Humpback mother and calf fend off orca attack in wild video captured off Nanaimo

Vancouver Island Whale Watch
Watch A wild, and what could be first of its kind battle in the waters off Nanaimo, has whale watchers buzzing. Skye Ryan has more.

A Vancouver Island Whale Watch crew set out on a search Monday, worried for a humpback mother and her calf that they last saw Saturday off Nanaimo’s Neck Point.

“Hopefully we will see the calf alive as well. But for now, a lot of speculation about it,” said Vancouver Island Whale Watch’s Rodrigo Menezes.

The two humpbacks haven’t been seen since a wild video was recorded by sailor Darcy Irwin on Saturday night. According to witnesses, three pods of transient orcas, the T100, T123s and T46Bs former a bigger group of 13 whales and moved in on the humpback mom and her calf around dinner time.

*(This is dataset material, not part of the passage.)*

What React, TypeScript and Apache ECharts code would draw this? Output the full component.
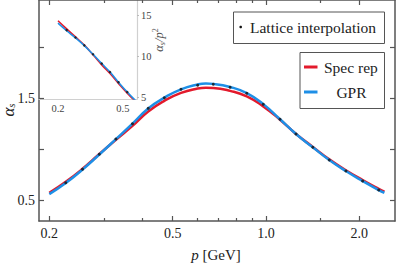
import React, { useEffect, useRef } from "react";
import * as echarts from "echarts";

// Lattice interpolation points
const latticeP = [0.226, 0.256, 0.29, 0.328, 0.371, 0.417, 0.47, 0.532, 0.602, 0.676, 0.766, 0.867, 0.98, 1.11, 1.25, 1.416, 1.6, 1.81, 2.05, 2.31];
const latticeAlpha = [0.672, 0.803, 0.95, 1.099, 1.249, 1.399, 1.503, 1.585, 1.624, 1.634, 1.605, 1.546, 1.438, 1.292, 1.148, 1.018, 0.894, 0.786, 0.689, 0.601];

// Reconstructed curves
const curveP = [0.2, 0.226, 0.256, 0.29, 0.328, 0.371, 0.417, 0.47, 0.532, 0.602, 0.64, 0.676, 0.766, 0.867, 0.98, 1.11, 1.25, 1.416, 1.6, 1.81, 2.05, 2.31, 2.41];
const specRep = [0.572, 0.68, 0.808, 0.952, 1.092, 1.228, 1.368, 1.472, 1.55, 1.592, 1.6, 1.598, 1.57, 1.516, 1.418, 1.288, 1.148, 1.022, 0.9, 0.794, 0.698, 0.612, 0.584];
const gpr = [0.56, 0.668, 0.8, 0.948, 1.098, 1.25, 1.398, 1.503, 1.585, 1.632, 1.642, 1.638, 1.608, 1.548, 1.44, 1.292, 1.148, 1.018, 0.894, 0.786, 0.688, 0.6, 0.574];

// Tick values
const xMajorTicks = [0.2, 0.5, 1.0, 2.0];
const xMinorTicks = [0.3, 0.4, 0.6, 0.7, 0.8, 0.9, 1.5];
const yTicks = [0.5, 1.0, 1.5, 2.0];
const yLabels = [0.5, 1.5];
const insetXTicks = [0.2, 0.5];
const insetYTicks = [5, 10, 15];

const RED = "#e31a2c";
const BLUE = "#1e8fe6";
const FONT = "Liberation Serif";
const AXIS = "#555";

const lg = (v: number) => Math.log10(v);

export default function App() {
  const ref = useRef<HTMLDivElement>(null);
  useEffect(() => {
    if (!ref.current) return;
    const chart = echarts.init(ref.current, null, { renderer: "svg" });
    const mainX = { min: lg(0.2) - 10.3 / 310, max: lg(0.2) + 345.7 / 310 };
    const mainY = { min: 0.5 - 20.7 / 102.3, max: 1.5 + 98 / 102.3 };
    const insetX = { min: lg(0.2) - 19 / 163, max: lg(0.2) + 79 / 163 };
    const insetY = { min: 5 - 2 / 8.2, max: 15 + 15 / 8.2 };
    const fmt = (v: number) => Math.pow(10, v).toFixed(1);

    const xAx = (gi: number, mm: any, pos: string, ticks: number[], len: number, labels: boolean, line: boolean) => ({
      type: "value",
      gridIndex: gi,
      position: pos,
      min: mm.min,
      max: mm.max,
      splitLine: { show: false },
      axisLine: { show: line, onZero: false, lineStyle: { color: AXIS, width: 1.5 } },
      axisTick: { show: true, inside: true, length: len, customValues: ticks.map(lg), lineStyle: { color: AXIS, width: 1.2 } },
      axisLabel: labels
        ? { show: true, customValues: ticks.map(lg), formatter: fmt, fontFamily: FONT, fontSize: 14, color: "#222", margin: 5 }
        : { show: false },
    });

    const option: any = {
      animation: false,
      grid: [
        { left: 39, right: 20, top: 0, bottom: 42 },
        { left: 39, right: 20, top: 0, bottom: 42 },
        { left: 39, top: 0, width: 98, height: 99 },
      ],
      xAxis: [
        xAx(0, mainX, "bottom", xMajorTicks, 5, true, true),
        xAx(0, mainX, "top", xMajorTicks, 5, false, true),
        xAx(1, mainX, "bottom", xMinorTicks, 3, false, false),
        xAx(1, mainX, "top", xMinorTicks, 3, false, false),
        {
          type: "value",
          gridIndex: 2,
          position: "bottom",
          min: insetX.min,
          max: insetX.max,
          splitLine: { show: false },
          axisLine: { show: true, onZero: false, lineStyle: { color: "#d0d0d0", width: 1.2 } },
          axisTick: { show: false },
          axisLabel: { show: true, customValues: insetXTicks.map(lg), formatter: fmt, fontFamily: FONT, fontSize: 10.5, color: "#444", margin: 4 },
        },
      ],
      yAxis: [
        {
          type: "value", gridIndex: 0, position: "left", min: mainY.min, max: mainY.max,
          splitLine: { show: false },
          axisLine: { show: true, onZero: false, lineStyle: { color: AXIS, width: 1.5 } },
          axisTick: { show: true, inside: true, length: 5, customValues: yTicks, lineStyle: { color: AXIS, width: 1.2 } },
          axisLabel: { show: true, customValues: yLabels, formatter: (v: number) => v.toFixed(1), fontFamily: FONT, fontSize: 14, color: "#222", margin: 4 },
        },
        {
          type: "value", gridIndex: 0, position: "right", min: mainY.min, max: mainY.max,
          splitLine: { show: false },
          axisLine: { show: true, onZero: false, lineStyle: { color: AXIS, width: 1.5 } },
          axisTick: { show: true, inside: true, length: 5, customValues: yTicks, lineStyle: { color: AXIS, width: 1.2 } },
          axisLabel: { show: false },
        },
        {
          type: "value", gridIndex: 1, min: mainY.min, max: mainY.max, show: false,
          axisLine: { show: false, onZero: false },
        },
        {
          type: "value", gridIndex: 2, position: "right", min: insetY.min, max: insetY.max,
          splitLine: { show: false },
          axisLine: { show: true, onZero: false, lineStyle: { color: "#d0d0d0", width: 1.2 } },
          axisTick: { show: true, inside: false, length: 2, customValues: insetYTicks, lineStyle: { color: "#bbb" } },
          axisLabel: { show: true, customValues: insetYTicks, fontFamily: FONT, fontSize: 10.5, color: "#444", margin: 4 },
        },
      ],
      series: [
        {
          type: "line", xAxisIndex: 0, yAxisIndex: 0, smooth: true, showSymbol: false,
          lineStyle: { color: RED, width: 2.5 },
          data: curveP.map((p, i) => [lg(p), specRep[i]]),
        },
        {
          type: "line", xAxisIndex: 0, yAxisIndex: 0, smooth: true, showSymbol: false,
          lineStyle: { color: BLUE, width: 2.5 },
          data: curveP.map((p, i) => [lg(p), gpr[i]]),
        },
        {
          type: "scatter", xAxisIndex: 0, yAxisIndex: 0, symbolSize: 3,
          itemStyle: { color: "#111" },
          data: latticeP.map((p, i) => [lg(p), latticeAlpha[i]]),
          z: 5,
        },
        {
          type: "line", xAxisIndex: 4, yAxisIndex: 3, smooth: true, showSymbol: false, clip: true,
          lineStyle: { color: RED, width: 1.6 },
          data: curveP.map((p, i) => [lg(p), specRep[i] / (p * p)]),
        },
        {
          type: "line", xAxisIndex: 4, yAxisIndex: 3, smooth: true, showSymbol: false, clip: true,
          lineStyle: { color: BLUE, width: 1.6 },
          data: curveP.map((p, i) => [lg(p), gpr[i] / (p * p)]),
        },
        {
          type: "scatter", xAxisIndex: 4, yAxisIndex: 3, symbolSize: 2.5, clip: true,
          itemStyle: { color: "#111" },
          data: latticeP.map((p, i) => [lg(p), latticeAlpha[i] / (p * p)]),
          z: 5,
        },
      ],
      graphic: [
        // axis titles
        {
          type: "text", x: 8, y: 110, rotation: Math.PI / 2,
          style: {
            text: "{a|α}{s|s}", align: "center", verticalAlign: "middle",
            rich: {
              a: { fontFamily: FONT, fontStyle: "italic", fontSize: 17, fill: "#222", lineHeight: 16, verticalAlign: "middle" },
              s: { fontFamily: FONT, fontStyle: "italic", fontSize: 10, fill: "#222", lineHeight: 16, verticalAlign: "bottom" },
            },
          },
        },
        {
          type: "text", x: 216, y: 255,
          style: {
            text: "{i|p} [GeV]", align: "center", verticalAlign: "middle",
            fontFamily: FONT, fontSize: 15, fill: "#222",
            rich: { i: { fontFamily: FONT, fontStyle: "italic", fontSize: 15, fill: "#222" } },
          },
        },
        {
          type: "text", x: 159, y: 40, rotation: Math.PI / 2,
          style: {
            text: "{a|α}{s|s}{a|/p}{t|2}", align: "center", verticalAlign: "middle",
            rich: {
              a: { fontFamily: FONT, fontStyle: "italic", fontSize: 12.5, fill: "#555", lineHeight: 15, verticalAlign: "middle" },
              s: { fontFamily: FONT, fontStyle: "italic", fontSize: 8, fill: "#555", lineHeight: 15, verticalAlign: "bottom" },
              t: { fontFamily: FONT, fontSize: 8, fill: "#555", lineHeight: 15, verticalAlign: "top" },
            },
          },
        },
        // legend 1
        {
          type: "rect", shape: { x: 233.5, y: 12, width: 151, height: 31.5 },
          style: { fill: "#fff", stroke: AXIS, lineWidth: 1 }, z: 10,
        },
        { type: "circle", shape: { cx: 240.7, cy: 27, r: 1.3 }, style: { fill: "#111" }, z: 11 },
        {
          type: "text", x: 250, y: 27, z: 11,
          style: { text: "Lattice interpolation", fontFamily: FONT, fontSize: 15.5, fill: "#222", align: "left", verticalAlign: "middle" },
        },
        // legend 2
        {
          type: "rect", shape: { x: 300, y: 52.5, width: 84.5, height: 56 },
          style: { fill: "#fff", stroke: AXIS, lineWidth: 1 }, z: 10,
        },
        { type: "line", shape: { x1: 304, y1: 67, x2: 317.5, y2: 67 }, style: { stroke: RED, lineWidth: 3 }, z: 11 },
        {
          type: "text", x: 324, y: 67, z: 11,
          style: { text: "Spec rep", fontFamily: FONT, fontSize: 15.5, fill: "#222", align: "left", verticalAlign: "middle" },
        },
        { type: "line", shape: { x1: 304, y1: 92, x2: 317.5, y2: 92 }, style: { stroke: BLUE, lineWidth: 3 }, z: 11 },
        {
          type: "text", x: 351.5, y: 92, z: 11,
          style: { text: "GPR", fontFamily: FONT, fontSize: 15.5, fill: "#222", align: "center", verticalAlign: "middle" },
        },
      ],
    };
    chart.setOption(option);
    return () => chart.dispose();
  }, []);
  return <div ref={ref} style={{ position: "fixed", left: 0, top: 0, width: 415, height: 263, background: "#fff" }} />;
}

The video shows bodies slamming against the water over an elapsed time of more than 30 minutes.

Sailors who told CHEK News they had been admiring the mom and calf just before the orcas moved in are overheard saying they think the orcas just killed the calf.

“When you get three pods and you have two very large males there, it does make it a possibility,” said Vancouver Island Whale Watch’s Rebeka Pirker.

“That video does suggest that there could have been a predation but we have no proof one way or another,” said Vancouver Island Whale Watch’s Cheyenne Brewster.

“So we’re hoping to find the whales that were spotted that night to find out one way or another.”

According to UBC professor and Director of the Institute for Oceans and Fisheries Andrew Trites, it would be a huge discovery if the orcas did kill the humpback.

“This is potentially the first documented case of humpbacks being attacked in the Salish Sea and so it is big news,” said Trites.

It would be the first in the Salish Sea in likely 100 years, according to Trites. Humpbacks have been slowly returning to the Salish Sea over the last 15 years, since being killed off by a whaling operation in Nanaimo in 1908.

Trites said the humpback mother would have defended her calf furiously though, and that’s not visible in the video, suggesting the orcas made their runs at it, but likely didn’t get the baby.

“Perhaps they were just testing the waters and saw an opportunity,” said Trites.

It’s a win for the humpbacks, who are likely now bearing the scars of the attack, and that whale watchers were still looking for late Monday.